A framework for engaging with these ideas and enhancing discussion around the Shabbat table. That is what the Shabbat table is really all about.
The Ceremony & Celebration Family Edition is a resource for families based around the ĥagim, which form such crucial aspects and key moments and educational opportunities throughout the year. This is a wonderful way of starting and sustaining a conversation with your children, and that is something through which you will grow and they will grow. Jewish education has always been based around three institutions: the school, the shul, and the home, and all three are important.
Acknowledgements
We are pleased to acknowledge and thank Lillian and Moshe Tabacinic for their critical support for this series of books. Lillian and Moshe are renowned for their support for Jewish education both in Florida and beyond and we are honoured that they have partnered with us on this exciting project. On behalf of all at Koren, and the families across the Jewish world that will learn from and enjoy these volumes, thank you.
Working for both Koren Jerusalem and The Rabbi Sacks Legacy has been a privilege and an honour and has given me the opportunity to collaborate with so many talented and creative people. Thanks to Joanna Benarroch, Dan Sacker, Debby Ifield, and Jonny Lipczer at The Rabbi Sacks Legacy, who, together with Rabbi Sacks, believed in the vision and possibilities for creating these educational resources, and gave me the opportunity of a lifetime to develop exciting projects such as this one. I would also like to thank the Sacks family for their belief in and support of this and all the educational projects I have been involved in on behalf of The Rabbi Sacks Legacy.
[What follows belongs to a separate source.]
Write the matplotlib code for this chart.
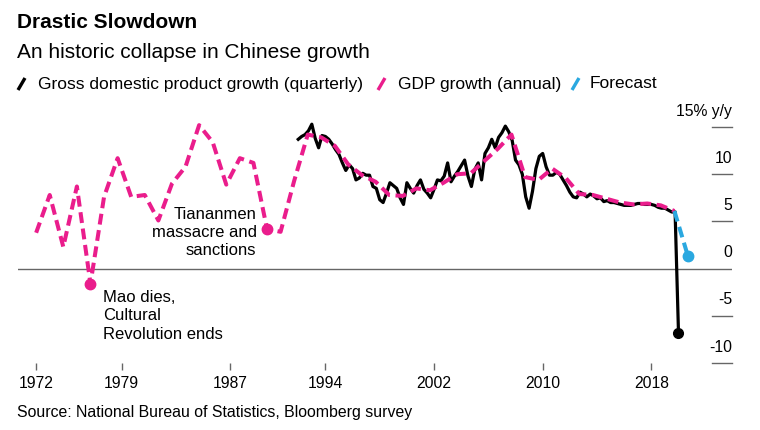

Thank you for entrusting to us the holy work of continuing the legacy of Rabbi Sacks and bringing his ideas to a younger audience.
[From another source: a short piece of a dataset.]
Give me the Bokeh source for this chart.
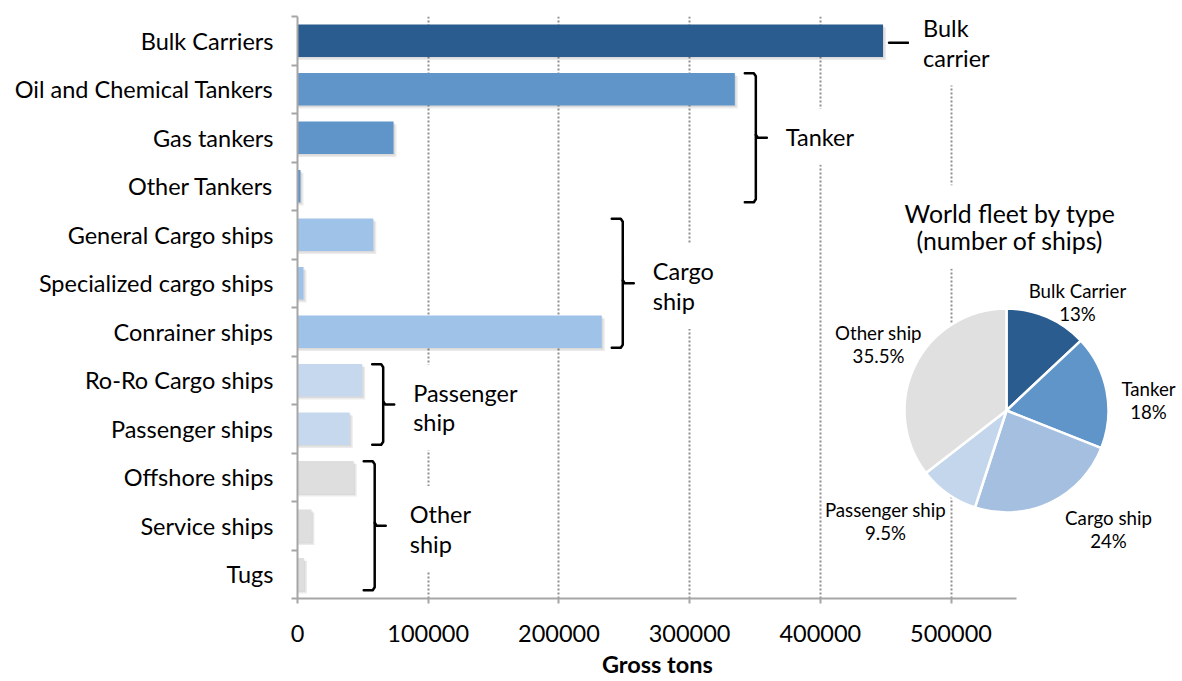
import math
from bokeh.plotting import figure
from bokeh.models import Range1d, FixedTicker, Label, Title
from bokeh.embed import file_html
from bokeh.resources import INLINE

# ---------------- data ----------------
categories = ["Bulk Carriers", "Oil and Chemical Tankers", "Gas tankers", "Other Tankers",
              "General Cargo ships", "Specialized cargo ships", "Conrainer ships",
              "Ro-Ro Cargo ships", "Passenger ships", "Offshore ships", "Service ships", "Tugs"]
gross_tons = [448000, 334600, 73500, 2300, 58000, 4600, 232800, 49500, 40000, 43000, 10700, 4900]
ship_group = ["Bulk carrier", "Tanker", "Tanker", "Tanker", "Cargo ship", "Cargo ship", "Cargo ship",
              "Passenger ship", "Passenger ship", "Other ship", "Other ship", "Other ship"]
group_names = ["Bulk carrier", "Tanker", "Cargo ship", "Passenger ship", "Other ship"]
group_texts = ["Bulk\ncarrier", "Tanker", "Cargo\nship", "Passenger\nship", "Other\nship"]

x_ticks = [0, 100000, 200000, 300000, 400000, 500000]
x_tick_labels = ["0", "100000", "200000", "300000", "400000", "500000"]
x_axis_title = "Gross tons"

pie_title = "World fleet by type\n(number of ships)"
pie_types = ["Bulk Carrier", "Tanker", "Cargo ship", "Passenger ship", "Other ship"]
pie_shares = [13, 18, 24, 9.5, 35.5]
pie_share_labels = ["13%", "18%", "24%", "9.5%", "35.5%"]

# ---------------- styles / layout ----------------
FONT = "Lato"
bar_colors = {"Bulk carrier": "#2a5c8f", "Tanker": "#5f95c8", "Cargo ship": "#9fc2e8",
              "Passenger ship": "#c6d8ee", "Other ship": "#dedede"}
pie_colors = ["#2a5c8f", "#5f95c8", "#a4bfdf", "#c4d6eb", "#e0e0e0"]
AXIS_GRAY = "#a6a6a6"
AXIS_END = 550000

W, H = 1176, 681
LEFT, TOP, BOTTOM = 297, 16, 83
FRAME_W = W - LEFT
FRAME_H = H - TOP - BOTTOM
X_END = FRAME_W / 130.7 * 100000
PX = X_END / FRAME_W          # data units per pixel (x)
ROW_PX = FRAME_H / len(categories)

p = figure(width=W, height=H, output_backend="svg", toolbar_location=None,
           x_range=Range1d(0, X_END), y_range=Range1d(len(categories) - 0.5, -0.5),
           min_border_left=LEFT, min_border_top=TOP, min_border_bottom=BOTTOM,
           min_border_right=0, tools="")
p.outline_line_color = None
p.background_fill_color = "white"
p.border_fill_color = "white"

# pixel coordinate system: 1 unit = 1 px, pie centre at (0, 0)
PIE_CX, PIE_CY = 709, 394   # px from frame left / top
p.extra_x_ranges["pie"] = Range1d(-PIE_CX, FRAME_W - PIE_CX)
p.extra_y_ranges["pie"] = Range1d(-(FRAME_H - PIE_CY), PIE_CY)

# ---------------- grid ----------------
p.ygrid.visible = False
p.xgrid.ticker = FixedTicker(ticks=x_ticks[1:])
p.xgrid.grid_line_color = "#8f8f8f"
p.xgrid.grid_line_width = 2
p.xgrid.grid_line_dash = "2 2"

# ---------------- bars ----------------
ys = list(range(len(categories)))
colors = [bar_colors[g] for g in ship_group]
sh_dx, sh_dy = 3 * PX, 3 / ROW_PX
p.hbar(y=[y + sh_dy for y in ys], left=0, right=[v + sh_dx for v in gross_tons], height=0.67,
       fill_color="#000000", fill_alpha=0.08, line_color=None)
p.hbar(y=[y + sh_dy * 0.5 for y in ys], left=0, right=[v + sh_dx * 0.5 for v in gross_tons], height=0.67,
       fill_color="#000000", fill_alpha=0.07, line_color=None)
p.hbar(y=ys, left=0, right=gross_tons, height=0.67, fill_color=colors, line_color=None)

# ---------------- brackets ----------------
PAD = 14
text_gaps = [40, 30, 30, 30, 35]   # px from bracket to its text
text_dys = [0, -1, 3, 3, 3]        # px vertical nudge of the text
bx, by = [], []
for name, txt, gap, dy in zip(group_names, group_texts, text_gaps, text_dys):
    rows = [i for i, g in enumerate(ship_group) if g == name]
    xmax = max(gross_tons[i] for i in rows)
    if len(rows) == 1:
        ymid = rows[0] + 2 / ROW_PX
        bx.append([xmax + 6 * PX, xmax + 25 * PX]); by.append([ymid, ymid])
        tx = xmax + gap * PX
    else:
        top, bot = rows[0] - 0.33, rows[-1] + 0.33
        ymid = (rows[0] + rows[-1]) / 2
        hx, vx, nx = xmax + 10 * PX, xmax + 21 * PX, xmax + 32 * PX
        c = 3 / ROW_PX
        bx.append([hx, vx - 2 * PX, vx, vx, vx - 2 * PX, hx])
        by.append([top, top, top + c, bot - c, bot, bot])
        bx.append([vx, vx + 2 * PX, nx]); by.append([ymid - c, ymid, ymid])
        tx = vx + gap * PX
    p.add_layout(Label(x=tx - PAD * PX, y=ymid + dy / ROW_PX, text=txt, text_font=FONT,
                       text_font_size="23.5px", text_color="#000000", text_align="left",
                       text_baseline="middle", text_line_height=1.06,
                       background_fill_color="white", padding=PAD))
p.multi_line(xs=bx, ys=by, line_color="#000000", line_width=2.5, line_join="round", line_cap="round")

# ---------------- pie ----------------
starts, ends = [], []
cum = 0.0
for s in pie_shares:
    starts.append(math.pi / 2 - 2 * math.pi * cum / 100)
    cum += s
    ends.append(math.pi / 2 - 2 * math.pi * cum / 100)
p.wedge(x=0, y=0, radius=102, radius_units="screen", start_angle=starts, end_angle=ends,
        direction="clock", fill_color=pie_colors, line_color="white", line_width=2.5,
        x_range_name="pie", y_range_name="pie")

pie_label_pos = [(71, 108), (142, 10), (102, -119), (-121, -111), (-128, 66)]
for (lx, ly), t, s in zip(pie_label_pos, pie_types, pie_share_labels):
    p.add_layout(Label(x=lx, y=ly, text=t + "\n" + s, x_range_name="pie", y_range_name="pie",
                       text_font=FONT, text_font_size="18.7px", text_color="#000000",
                       text_align="center", text_baseline="middle", text_line_height=1.02))
p.add_layout(Label(x=3.5, y=183.5, text=pie_title, x_range_name="pie", y_range_name="pie",
                   text_font=FONT, text_font_size="24.8px", text_color="#000000",
                   text_align="center", text_baseline="middle", text_line_height=0.92,
                   background_fill_color="white", padding=PAD))

# ---------------- axes ----------------
xa = p.xaxis[0]
xa.ticker = FixedTicker(ticks=x_ticks)
xa.major_label_overrides = {t: l for t, l in zip(x_ticks, x_tick_labels)}
xa.bounds = (0, AXIS_END)
xa.axis_line_color = AXIS_GRAY
xa.axis_line_width = 2
xa.major_tick_line_color = AXIS_GRAY
xa.major_tick_line_width = 2
xa.major_tick_out = 5
xa.major_tick_in = 0
xa.minor_tick_line_color = None
xa.major_label_text_font = FONT
xa.major_label_text_font_size = "23.5px"
xa.major_label_text_color = "#000000"
xa.major_label_standoff = 21

# axis title, centred under the drawn part of the axis (0 .. AXIS_END)
TITLE_HALF_W = 55
axis_centre_px = (AXIS_END / 2) / PX
p.add_layout(Title(text=x_axis_title, align="left", offset=axis_centre_px - TITLE_HALF_W,
                   text_font=FONT, text_font_size="23.5px", text_font_style="bold",
                   text_color="#000000", standoff=6), "below")

ya = p.yaxis[0]
ya.ticker = FixedTicker(ticks=ys, minor_ticks=[i - 0.5 for i in range(len(categories) + 1)])
ya.major_label_overrides = {i: c for i, c in zip(ys, categories)}
ya.axis_line_color = AXIS_GRAY
ya.axis_line_width = 2
ya.major_tick_line_color = None
ya.major_tick_out = 0
ya.major_tick_in = 0
ya.minor_tick_line_color = AXIS_GRAY
ya.minor_tick_line_width = 2
ya.minor_tick_out = 6
ya.minor_tick_in = 0
ya.major_label_text_font = FONT
ya.major_label_text_font_size = "23.5px"
ya.major_label_text_color = "#000000"
ya.major_label_standoff = 18

open("out.html", "w").write(file_html(p, INLINE))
Thank you to our team at Koren whose professionalism, creativity, and expertise can be found on every page. These include Aryeh Grossman for being my educational soundboard, Tani Bayer for the creative design, Tomi Mager for typesetting what became a very complex project, and finally to Caryn Meltz who brings everything together in a way that defies description, as well as our proofreaders, Nechama Unterman and Tali Simon. Of course, thanks must always go to our boss, the publisher Matthew Miller, for his support, leadership, and vision.
Finally, to my family, for their love, support, and inspiration. Our Shabbat table was the first of many around the world to explore the ideas of Rabbi Sacks on the parasha as a family using this medium, and your input and inspiration can be found throughout these volumes.
The last word goes to my teacher and Rav, Rabbi Lord Jonathan Sacks zt”l. Not a day goes past without a sense of feeling bereft without you to lead and inspire us. Your commitment and passion to bring your ideas to young people and your belief in my ability to help you to do it gives me the strength to continue with this endeavour. The Covenant & Conversation essay that was sent around the world for the Shabbat that fell during the shiva, entitled Beginning the Journey, explored Avraham's faith in the covenant and the promises from God, despite only experiencing the very beginning of their fulfilment in his lifetime. The essay concludes with these words:
Leaders see the destination, begin the journey, and leave behind them those who will continue it. That is enough to endow a life with immortality.4“Ĥayei Sara: Beginning the Journey,” in Lessons in Leadership, 23.
It is my privilege to count myself among the many who are driven to continue your journey. It is my hope that these volumes will be a significant step in that journey.